As delivered, the Boots Industries V2.5 delta-style 3D printer was barely usable:
- The glass build plate was warped.
- The wire based axis drive system was doomed to failure; the wire either broke over time or ran off the spool.
- The hot end was so-so; printing ABS was probably beyond it's capability.
- The heated bed was totally underpowered.
- The heated bed lives on a sheet of wood. Good grief.
- The bed alignment gadgets are plastic, and deforming over time.
- The extruder was both underpowered and tended towards slippage.
- The axis drive circuits were underpowered.
- The top deck was made of some sort of brittle acrylic sheet, which was very prone to breakage.
- The axis sliders were apparently intended to do a dry slide, which was only marginally functional.

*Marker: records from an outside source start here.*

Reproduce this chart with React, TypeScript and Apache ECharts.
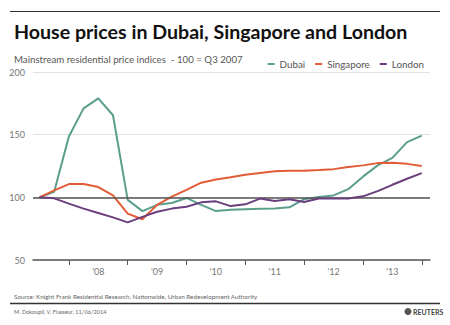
import React, { useEffect, useRef } from "react";
import * as echarts from "echarts";

const quarters = [
  "2007 Q3", "2007 Q4",
  "2008 Q1", "2008 Q2", "2008 Q3", "2008 Q4",
  "2009 Q1", "2009 Q2", "2009 Q3", "2009 Q4",
  "2010 Q1", "2010 Q2", "2010 Q3", "2010 Q4",
  "2011 Q1", "2011 Q2", "2011 Q3", "2011 Q4",
  "2012 Q1", "2012 Q2", "2012 Q3", "2012 Q4",
  "2013 Q1", "2013 Q2", "2013 Q3", "2013 Q4",
  "2014 Q1",
];

const dubai = [100, 104.5, 148.5, 171, 179, 165.5, 98, 89, 94, 95.5, 99.5, 94, 89, 90, 90.5, 90.8, 91, 92, 98.5, 100.3, 101.5, 106.5, 116.5, 125.5, 131.5, 144, 149.2];
const singapore = [100, 105.5, 110.6, 110.6, 108.2, 101.6, 87, 82.5, 94, 100.5, 106, 111.7, 114.3, 116, 118, 119.5, 120.8, 121.3, 121.3, 121.8, 122.5, 124.2, 125.5, 127.3, 127.5, 126.7, 125];
const london = [100, 99.2, 95, 91, 87.5, 84, 80, 84.4, 88.5, 91, 92.5, 96, 96.8, 93, 94.4, 99, 97, 98.4, 96.3, 99, 99, 99, 100.8, 105, 110, 114.8, 119.3];

const yearTicks = [2008, 2009, 2010, 2011, 2012, 2013, 2014];
const yearLabels = [2008.5, 2009.5, 2010.5, 2011.5, 2012.5, 2013.5];

const title = "House prices in Dubai, Singapore and London";
const subtitle = "Mainstream residential price indices  - 100 = Q3 2007";
const source = "Source: Knight Frank Residential Research, Nationwide, Urban Redevelopment Authority";
const credit = "M. Dokoupil, V. Flasseur, 11/06/2014";

const toX = (q: string) => {
  const [y, qq] = q.split(" ");
  return Number(y) + (Number(qq.slice(1)) - 1) * 0.25;
};
const pairs = (vals: number[]) => vals.map((v, i) => [toX(quarters[i]), v]);

const FONT = "Lato, 'Open Sans', sans-serif";

export default function App() {
  const ref = useRef<HTMLDivElement>(null);
  useEffect(() => {
    if (!ref.current) return;
    const chart = echarts.init(ref.current, undefined, { renderer: "svg" });
    chart.setOption({
      animation: false,
      backgroundColor: "#ffffff",
      textStyle: { fontFamily: FONT },
      grid: { left: 33, right: 20, top: 72, bottom: 65 },
      legend: {
        right: 21,
        top: 54,
        itemWidth: 7,
        itemHeight: 2,
        itemGap: 10,
        icon: "rect",
        textStyle: { fontSize: 9.8, color: "#555", fontFamily: FONT },
        data: ["Dubai", "Singapore", "London"],
      },
      xAxis: {
        type: "value",
        min: 2007.39,
        max: 2014.14,
        splitLine: { show: false },
        axisLine: { show: true, lineStyle: { color: "#555", width: 1.5 } },
        axisTick: { show: true, length: 5, customValues: yearTicks, lineStyle: { color: "#555", width: 1 } },
        axisLabel: {
          customValues: yearLabels,
          formatter: (v: number) => "'" + String(Math.floor(v)).slice(2),
          color: "#777",
          fontSize: 9,
          margin: 7,
          fontFamily: FONT,
        },
      },
      yAxis: {
        type: "value",
        min: 50,
        max: 200,
        interval: 50,
        axisLine: { show: false },
        axisTick: { show: false },
        splitLine: { show: true, lineStyle: { color: "#e2e2e2", width: 1 } },
        axisLabel: { color: "#777", fontSize: 9, margin: 8, fontFamily: FONT },
      },
      series: [
        {
          name: "Dubai",
          type: "line",
          data: pairs(dubai),
          showSymbol: false,
          lineStyle: { color: "#5c9e8d", width: 2 },
          itemStyle: { color: "#5c9e8d" },
          markLine: {
            silent: true,
            symbol: "none",
            label: { show: false },
            lineStyle: { color: "#555", width: 1.5, type: "solid" },
            data: [{ yAxis: 100 }],
          },
          z: 3,
        },
        {
          name: "Singapore",
          type: "line",
          data: pairs(singapore),
          showSymbol: false,
          lineStyle: { color: "#e25c37", width: 2 },
          itemStyle: { color: "#e25c37" },
          z: 4,
        },
        {
          name: "London",
          type: "line",
          data: pairs(london),
          showSymbol: false,
          lineStyle: { color: "#6b3f7d", width: 2 },
          itemStyle: { color: "#6b3f7d" },
          z: 5,
        },
      ],
      graphic: [
        { type: "line", shape: { x1: 10, y1: 11.5, x2: 440, y2: 11.5 }, style: { stroke: "#333", lineWidth: 1 } },
        {
          type: "text",
          x: 14,
          y: 31,
          style: { text: title, font: `bold 19.6px ${FONT}`, fill: "#111", textVerticalAlign: "middle" },
        },
        {
          type: "text",
          x: 14,
          y: 59,
          style: { text: subtitle, font: `9.7px ${FONT}`, fill: "#555", textVerticalAlign: "middle" },
        },
        {
          type: "text",
          x: 14,
          y: 296,
          style: { text: source, font: `6.3px ${FONT}`, fill: "#666", textVerticalAlign: "middle" },
        },
        { type: "line", shape: { x1: 10, y1: 303.5, x2: 440, y2: 303.5 }, style: { stroke: "#333", lineWidth: 1.5 } },
        {
          type: "text",
          x: 14,
          y: 311.5,
          style: { text: credit, font: `5.6px ${FONT}`, fill: "#666", textVerticalAlign: "middle" },
        },
        { type: "circle", shape: { cx: 408, cy: 311.5, r: 3.5 }, style: { fill: "#555" } },
        {
          type: "text",
          x: 413,
          y: 311.5,
          style: { text: "REUTERS", font: `bold 7px ${FONT}`, fill: "#444", textVerticalAlign: "middle" },
        },
      ],
    });
    return () => chart.dispose();
  }, []);
  return <div ref={ref} style={{ position: "absolute", left: 0, top: 0, width: 450, height: 325 }} />;
}
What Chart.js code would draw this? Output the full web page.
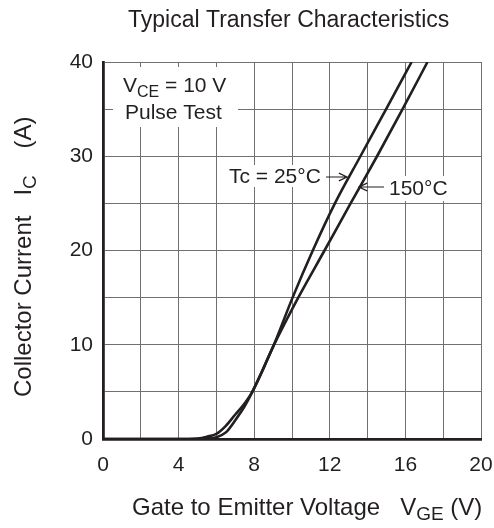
<!DOCTYPE html>
<html>
<head>
<meta charset="utf-8">
<script src="https://cdn.jsdelivr.net/npm/chart.js@4"></script>
<style>
  html, body { margin: 0; padding: 0; background: #fff; }
  #wrap { width: 494px; height: 528px; }
</style>
</head>
<body>
<div id="wrap"><canvas id="transfer-chart" width="494" height="528"></canvas></div>
<script>
// Tc = 25°C curve (VGE in V, IC in A)
var vge25 = [0, 5.0, 5.5,  6.0, 6.5, 7.0, 7.5, 7.9, 9.0, 10.03, 11.1, 12.27, 13.62, 14.98, 16.33];
var ic25  = [0, 0,   0.05, 0.2, 0.7, 2.0, 3.5, 5.0, 9.8, 15,    20,   25,    30,    35,    40];
// Tc = 150°C curve
var vge150 = [0, 4.5, 5.0,  5.5,  6.0,  6.5, 7.0, 7.5, 7.9, 9.0, 10.33, 11.72, 13.1, 14.5, 15.85, 17.17];
var ic150  = [0, 0,   0.05, 0.25, 0.55, 1.4, 2.6, 3.8, 5.0, 9.8, 15,    20,    25,   30,   35,    40];
// tick labels
var xTicks = [0, 4, 8, 12, 16, 20];
var yTicks = [0, 10, 20, 30, 40];

var FONT = '"Liberation Sans", Arial, sans-serif';
var ink = '#231f20';

function pts(xs, ys) {
    return xs.map(function (x, i) { return {x: x, y: ys[i]}; });
}

// text with subscript parts: [[text, isSub], ...]
function subText(ctx, parts, x, y, size, align) {
    var sub = Math.round(size * 0.78);
    var w = 0;
    parts.forEach(function (p) {
        ctx.font = (p[1] ? sub : size) + 'px ' + FONT;
        w += ctx.measureText(p[0]).width;
    });
    var cx = align === 'center' ? x - w / 2 : x;
    ctx.textAlign = 'left';
    ctx.textBaseline = 'alphabetic';
    parts.forEach(function (p) {
        ctx.font = (p[1] ? sub : size) + 'px ' + FONT;
        ctx.fillText(p[0], cx, p[1] ? y + size * 0.22 : y);
        cx += ctx.measureText(p[0]).width;
    });
}

function arrow(ctx, x1, y1, x2, y2) {
    var a = Math.atan2(y2 - y1, x2 - x1), h = 9;
    ctx.beginPath();
    ctx.moveTo(x1, y1); ctx.lineTo(x2, y2);
    ctx.moveTo(x2 - h * Math.cos(a - 0.45), y2 - h * Math.sin(a - 0.45));
    ctx.lineTo(x2, y2);
    ctx.lineTo(x2 - h * Math.cos(a + 0.45), y2 - h * Math.sin(a + 0.45));
    ctx.stroke();
}

var labels = {
    id: 'labels',
    beforeDatasetsDraw: function (chart) {
        var ctx = chart.ctx;
        ctx.save();
        ctx.fillStyle = '#fff';
        ctx.fillRect(113, 67, 125, 60);   // VCE / Pulse Test
        ctx.fillRect(226, 165, 98, 22);   // Tc = 25°C
        ctx.fillRect(385, 176, 68, 25);   // 150°C
        ctx.restore();
    },
    afterDraw: function (chart) {
        var ctx = chart.ctx;
        ctx.save();
        ctx.fillStyle = ink;
        ctx.strokeStyle = ink;
        ctx.lineWidth = 1.2;
        // title
        subText(ctx, [['Typical Transfer Characteristics', false]], 128, 27, 23, 'left');
        // axis titles
        subText(ctx, [['Gate to Emitter Voltage   V', false], ['GE', true], [' (V)', false]], 132, 515, 24, 'left');
        ctx.save();
        ctx.translate(31, 397);
        ctx.rotate(-Math.PI / 2);
        subText(ctx, [['Collector Current   I', false], ['C', true], ['    (A)', false]], 0, 0, 24, 'left');
        ctx.restore();
        // notes
        subText(ctx, [['V', false], ['CE', true], [' = 10 V', false]], 123, 92, 21, 'left');
        subText(ctx, [['Pulse Test', false]], 125, 119, 21, 'left');
        subText(ctx, [['Tc = 25\u00b0C', false]], 229, 183, 21, 'left');
        subText(ctx, [['150\u00b0C', false]], 389, 195, 21, 'left');
        arrow(ctx, 326, 177, 347, 177);
        arrow(ctx, 384, 187, 359, 187);
        ctx.restore();
    }
};

var ctx = document.getElementById('transfer-chart').getContext('2d');
new Chart(ctx, {
    type: 'scatter',
    data: {
        datasets: [
            {
                label: 'Tc = 25°C',
                data: pts(vge25, ic25),
                showLine: true,
                borderColor: ink,
                borderWidth: 2.6,
                pointRadius: 0,
                cubicInterpolationMode: 'monotone'
            },
            {
                label: 'Tc = 150°C',
                data: pts(vge150, ic150),
                showLine: true,
                borderColor: ink,
                borderWidth: 2.6,
                pointRadius: 0,
                cubicInterpolationMode: 'monotone'
            }
        ]
    },
    options: {
        responsive: false,
        animation: false,
        layout: { padding: { left: 0, right: 13, top: 62, bottom: 0 } },
        plugins: { legend: { display: false }, tooltip: { enabled: false } },
        scales: {
            x: {
                type: 'linear', min: 0, max: 20,
                afterFit: function (s) { s.height = 89; s.paddingLeft = 0; s.paddingRight = 0; },
                afterBuildTicks: function (s) {
                    s.ticks = [0, 2, 4, 6, 8, 10, 12, 14, 16, 18, 20].map(function (v) { return {value: v}; });
                },
                ticks: {
                    color: ink, font: { family: FONT, size: 21 }, padding: 14, maxRotation: 0,
                    callback: function (v) { return xTicks.indexOf(v) >= 0 ? String(v) : ''; }
                },
                grid: { color: '#707070', lineWidth: 1, drawTicks: false },
                border: { color: ink, width: 2.8 }
            },
            y: {
                type: 'linear', min: 0, max: 40,
                afterFit: function (s) { s.width = 103; s.paddingTop = 0; s.paddingBottom = 0; },
                afterBuildTicks: function (s) {
                    s.ticks = [0, 5, 10, 15, 20, 25, 30, 35, 40].map(function (v) { return {value: v}; });
                },
                ticks: {
                    color: ink, font: { family: FONT, size: 21 }, padding: 10,
                    callback: function (v) { return yTicks.indexOf(v) >= 0 ? String(v) : ''; }
                },
                grid: { color: '#707070', lineWidth: 1, drawTicks: false },
                border: { color: ink, width: 2.8 }
            }
        }
    },
    plugins: [labels]
});
</script>
</body>
</html>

Why keep on with something with so many things messed up? Well:
- To build the machine I had in mind originally, it would have taken me at least a year of flailing about to build a prototype that worked as well as the V2.5 out of the box.
- There are many things that they did right with this machine.
- Everything I fixed was part of an education on how 3D printers work.
For starters, I'll concentrate on the 3D printed parts that I designed and built to repair and upgrade. If there's any interest I'll write up the rest of the work I've done, and am contemplating. I think it'll work to do this as log entries - haven't done this before so we'll see. :)
About the pictures and illustrations at the top - the first pic is of the machine as shipped. The illustrations are of the various designs I printed to do the upgrades and fixes.